According to Umit Gurun, a professor of finance and accounting at the University of Texas at Dallas, the findings suggest that corporations are engaging in strategic behavior. The researchers found a 485% increase in the usage of managerial titles for salaried employees just above the $455 weekly salary threshold. They also noted that many of these managerial titles, such as "Directors of First Impression," appear questionable and are essentially equivalent to non-managerial positions (e.g., front desk assistant). The researchers claim that this is widespread evidence of companies taking advantage of federal law to avoid paying overtime to workers.
 
The researchers estimate that companies avoid paying approximately 13.5% in overtime expenses for each salaried hire, which adds up to roughly $4 billion per year. Co-author N. Bugra Ozel of the University of Texas at Dallas stated that there is no other explanation for the sudden increase in the usage of managerial titles just above the $455 weekly salary threshold. The study's third author, Lauren Cohen of Harvard Business School, concurred with this observation. The researchers did not find a similar spike in the usage of managerial titles for salaried employees at any other pay level, including in the five states that have augmented the Fair Labor Standards Act (FLSA) - Alaska, Connecticut, California, New York, and Maine. The FLSA includes duty requirements for salaried employees, but the researchers claim that it is difficult to verify from the outside. Ozel stated that this puts employees in a vulnerable position, as they may either be unaware of the exploitation or feel unable to complain about it.
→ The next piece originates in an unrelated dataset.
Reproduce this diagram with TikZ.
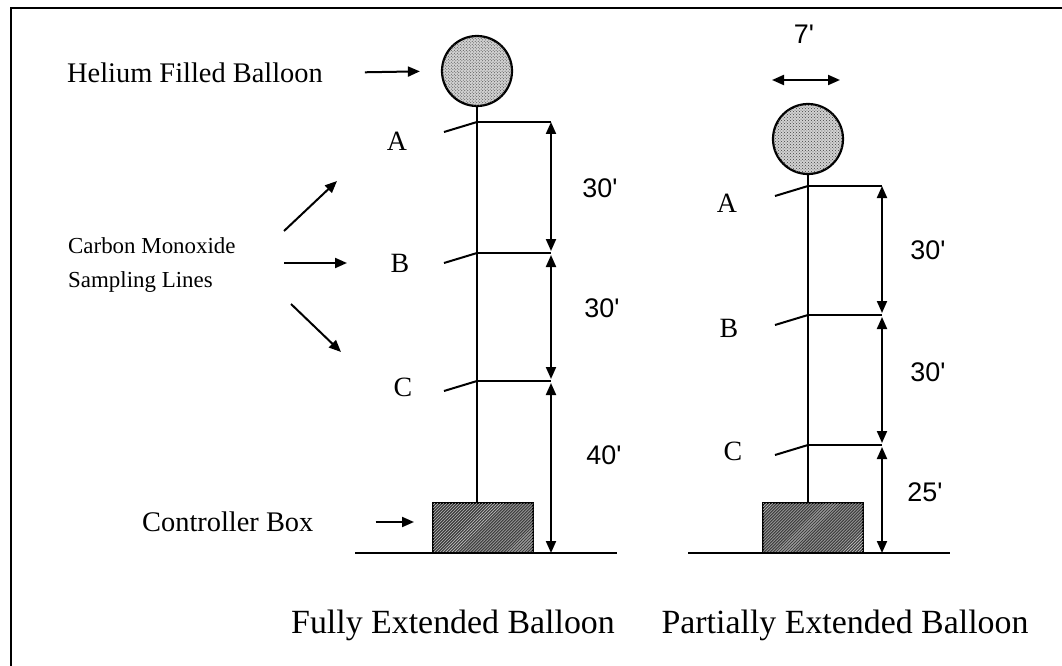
\documentclass[tikz,border=0pt]{standalone}
\usepackage{fontspec}
\setmainfont{Liberation Serif}
\newfontfamily\dimfont{Liberation Sans}
\usetikzlibrary{arrows.meta,patterns,positioning}

\tikzset{
  ink/.style={line width=2bp},
  ptr/.style={ink,-{Triangle[length=12bp,width=10bp]}},
  dimline/.style={ink,{Triangle[length=12bp,width=10bp]}-{Triangle[length=12bp,width=10bp]}},
  balloon/.style={circle,draw,line width=2.2bp,minimum size=70bp,inner sep=0pt,fill=gray!35,
    postaction={pattern=crosshatch dots,pattern color=black!75}},
  ctrlbox/.style={draw,ink,minimum width=100bp,minimum height=50bp,inner sep=0pt,fill=black!75,
    postaction={pattern=north east lines,pattern color=white!85!black}},
  lbl/.style={font=\fontsize{28.5}{34}\selectfont,inner sep=0pt},
  ptlbl/.style={font=\fontsize{28}{30}\selectfont,inner sep=0pt},
  dimtxt/.style={font=\dimfont\fontsize{27}{30}\selectfont,inner sep=0pt},
  heading/.style={font=\fontsize{34}{40}\selectfont,inner sep=0pt},
}

\begin{document}
\begin{tikzpicture}[x=1bp,y=-1bp]
\useasboundingbox (0,0) rectangle (1062,666);
\draw[line width=2.2bp] (11,666) -- (11,8) -- (1062,8);

% left: fully extended
\node[balloon] (balL) at (477,71) {};
\node[ctrlbox] (boxL) at (483,528) {};
\draw[ink] (balL.south) -- (balL.south |- boxL.north);
\coordinate (AL) at (477,122);
\coordinate (BL) at (477,253);
\coordinate (CL) at (477,381);
\coordinate (dL) at (551,553);
\draw[ink] (355,553) -- (617,553);

% right: partially extended
\node[balloon] (balR) at (808,139) {};
\node[ctrlbox] (boxR) at (813,528) {};
\draw[ink] (balR.south) -- (balR.south |- boxR.north);
\coordinate (AR) at (808,186);
\coordinate (BR) at (808,315);
\coordinate (CR) at (808,445);
\coordinate (dR) at (882,553);
\draw[ink] (688,553) -- (950,553);

% sampling lines and dimension arrows
\foreach \p/\d in {AL/dL,BL/dL,CL/dL,AR/dR,BR/dR,CR/dR} {
  \draw[ink] (\p) -- ++(-33,10);
  \draw[ink] (\p) -- (\p -| \d);
}
\draw[dimline,shorten >=2bp] (AL -| dL) -- (BL -| dL);
\draw[dimline,shorten <=2bp,shorten >=2bp] (BL -| dL) -- (CL -| dL);
\draw[dimline,shorten <=2bp] (CL -| dL) -- (dL);
\draw[dimline,shorten >=2bp] (AR -| dR) -- (BR -| dR);
\draw[dimline,shorten <=2bp,shorten >=2bp] (BR -| dR) -- (CR -| dR);
\draw[dimline,shorten <=2bp] (CR -| dR) -- (dR);

\node[ptlbl] (labAL) at (397,141) {A};
\node[ptlbl] (labBL) at (400,263) {B};
\node[ptlbl] (labCL) at (403,387) {C};
\node[ptlbl] (labAR) at (727,203) {A};
\node[ptlbl] (labBR) at (729,328) {B};
\node[ptlbl] (labCR) at (733,451) {C};

\node[dimtxt] (dAB) at (600,188) {30'};
\node[dimtxt] (dBC) at (602,308) {30'};
\node[dimtxt] (dCG) at (604,455) {40'};
\node[dimtxt] (pAB) at (928,250) {30'};
\node[dimtxt] (pBC) at (928,372) {30'};
\node[dimtxt] (pCG) at (925,492) {25'};

% balloon width
\node[dimtxt] (wid) at (804,34) {7'};
\coordinate (wl) at (772,80);
\coordinate (wr) at (840,80);
\draw[dimline] (wl) -- (wr);

% left captions
\node[lbl,anchor=west] (helium) at (67,73) {Helium Filled Balloon};
\draw[ptr,shorten <=42bp,shorten >=21bp] (helium.east) -- (balL.west);

\node[font=\fontsize{23}{34}\selectfont,inner sep=0pt,align=left,anchor=west] (cmo) at (68,265) {Carbon Monoxide\\Sampling Lines};
\coordinate (up0) at (284,231);
\coordinate (up1) at (337,181);
\coordinate (mid0) at (284,263);
\coordinate (mid1) at (347,263);
\coordinate (lo0) at (291,304);
\coordinate (lo1) at (341,352);
\draw[ptr] (up0) -- (up1);
\draw[ptr] (mid0) -- (mid1);
\draw[ptr] (lo0) -- (lo1);

\node[lbl,anchor=west] (ctrl) at (142,522) {Controller Box};
\draw[ptr,shorten <=62bp,shorten >=18bp] (ctrl.east) -- (ctrl.east -| boxL.west);

\node[heading] (capL) at (453,625) {Fully Extended Balloon};
\node[heading] (capR) at (845,625) {Partially Extended Balloon};
\end{tikzpicture}
\end{document}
The researchers cited the example of Family Dollar, which was ordered to pay 1,424 employees $35 million in unpaid overtime from a class-action lawsuit filed in 2008. The court ruled that workers who performed manual labor tasks, such as stocking shelves, running cash registers, unloading trucks, and cleaning parking lots, were given managerial titles that did not accurately reflect their daily routines. The researchers noted that such lawsuits are not uncommon and that their study results were strongest in low-wage industries, where violations have historically been more prevalent, but were not limited to those industries. According to Ozel, this is happening across the spectrum.